Info: Rizzoli New York, 1993. $18.95 hardcover. 111 pages. With black-and-white and color illustrations by Laurence Fellows, Leslie Saalburg and Robert Goodman.

Esquire was the first true fashion (not trade) magazine for men, and for its first years--from 1933 through the ‘40s--it became as much trendsetter as recorder. Detailed illustrations-- gentilhommes in manly settings--and witty captions remarked on Beautiful People Society. This book collects the illustrations with their original captions in three sections: The Thirties (what Depression?), The Forties (the manufacture of cutaway coats was forbidden by the War Production Board) and Post War (Town Brown suits get an endorsement), with introductions to each.

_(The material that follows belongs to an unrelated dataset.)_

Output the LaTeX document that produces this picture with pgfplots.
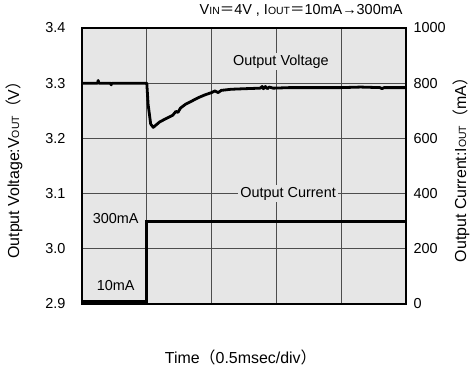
\documentclass[border=0pt]{standalone}
\usepackage{pgfplots}
\pgfplotsset{compat=1.18}
\usepackage{fontspec}
\setmainfont{Liberation Sans}
\newfontfamily\cjk{Noto Sans CJK JP}
\newcommand{\sub}[1]{{\fontsize{10.5}{11}\selectfont #1}}
\definecolor{bggray}{HTML}{E6E6E6}
\definecolor{gridgray}{HTML}{4D4D4D}

% output voltage (time in divisions, V)
\pgfplotstableread{
t v
0.00 3.300
0.24 3.300
0.25 3.305
0.26 3.300
0.44 3.300
0.45 3.297
0.46 3.300
1.00 3.300
1.02 3.262
1.06 3.226
1.10 3.220
1.20 3.230
1.30 3.236
1.40 3.242
1.45 3.249
1.48 3.247
1.52 3.255
1.60 3.262
1.70 3.268
1.80 3.274
1.90 3.279
2.00 3.283
2.05 3.286
2.10 3.283
2.15 3.287
2.30 3.289
2.50 3.290
2.75 3.291
2.78 3.294
2.80 3.290
2.83 3.294
2.86 3.290
2.89 3.293
2.95 3.291
3.20 3.292
3.60 3.292
4.00 3.292
4.30 3.293
4.60 3.292
4.63 3.290
4.66 3.292
5.00 3.292
}\vouttable

% output current (time in divisions, mA)
\pgfplotstableread{
t i
0 10
1 10
1 300
5 300
}\iouttable

\begin{document}
\begin{tikzpicture}[font=\fontsize{14.5}{17}\selectfont]
\useasboundingbox (-82bp,-66bp) rectangle (390bp,304bp);
\begin{axis}[
  width=324bp, height=276bp, scale only axis,
  xmin=0, xmax=5, ymin=2.9, ymax=3.4,
  xtick={1,2,3,4}, xticklabels={},
  ytick={2.9,3.0,3.1,3.2,3.3,3.4},
  yticklabel style={xshift=-13bp, /pgf/number format/fixed, /pgf/number format/fixed zerofill, /pgf/number format/precision=1, /pgf/number format/assume math mode=true},
  grid=major, major grid style={gridgray, line width=1.3bp},
  major tick length=0pt,
  axis line style={line width=2.5bp},
  axis background/.style={fill=bggray},
  label style={font=\fontsize{16}{19}\selectfont},
  xlabel={Time{\cjk （}0.5msec/div{\cjk ）}},
  xlabel style={at={(axis description cs:0.49,-0.195)}, anchor=center},
  ylabel={Output Voltage:V\sub{OUT}{\cjk （}V{\cjk ）}},
  ylabel style={at={(axis description cs:-0.21,0.5)}, anchor=center},
]
\addplot[black, line width=2.8bp, line join=round] table[x=t, y=v] {\vouttable};
\node[fill=bggray, inner sep=2bp] at (axis cs:3.07,3.339) {Output Voltage};
\node[fill=bggray, inner sep=2bp] at (axis cs:3.18,3.1) {Output Current};
\node at (axis cs:0.52,3.054) {300mA};
\node at (axis cs:0.52,2.933) {10mA};
\end{axis}
\begin{axis}[
  width=324bp, height=276bp, scale only axis,
  xmin=0, xmax=5, ymin=0, ymax=1000,
  axis x line=none, axis y line*=right,
  ytick={0,200,400,600,800,1000},
  yticklabel style={xshift=4bp, /pgf/number format/set thousands separator={}, /pgf/number format/assume math mode=true},
  major tick length=0pt,
  axis line style={line width=2.5bp},
  label style={font=\fontsize{16}{19}\selectfont},
  ylabel={Output Current:I\sub{OUT}{\cjk （}mA{\cjk ）}},
  ylabel style={at={(axis description cs:1.17,0.5)}, anchor=center},
]
\addplot[black, line width=3bp] table[x=t, y=i] {\iouttable};
\end{axis}
\node[anchor=base east] at (324bp,289bp) {V\sub{IN}{\cjk ＝}4V , I\sub{OUT}{\cjk ＝}10mA→300mA};
\end{tikzpicture}
\end{document}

The glamour of the era and its evolution are captured in the text, which also traces social changes, as in the March, 1936 headline “By Lips Unreddened, Rouge Undefiled,” which sets two distinguished older men (youth worship came later) in coats against a cigar counter, “the last unfallen fort in the invaded land of man.” The illustrations are remarkable for their detail, the texture of fabrics, the cuffs just so, pleats, ascots and hats (oh, the hats!) in places to suit the occasion. Nostalgic men and women can weep over what’s been lost, but at least this book remains.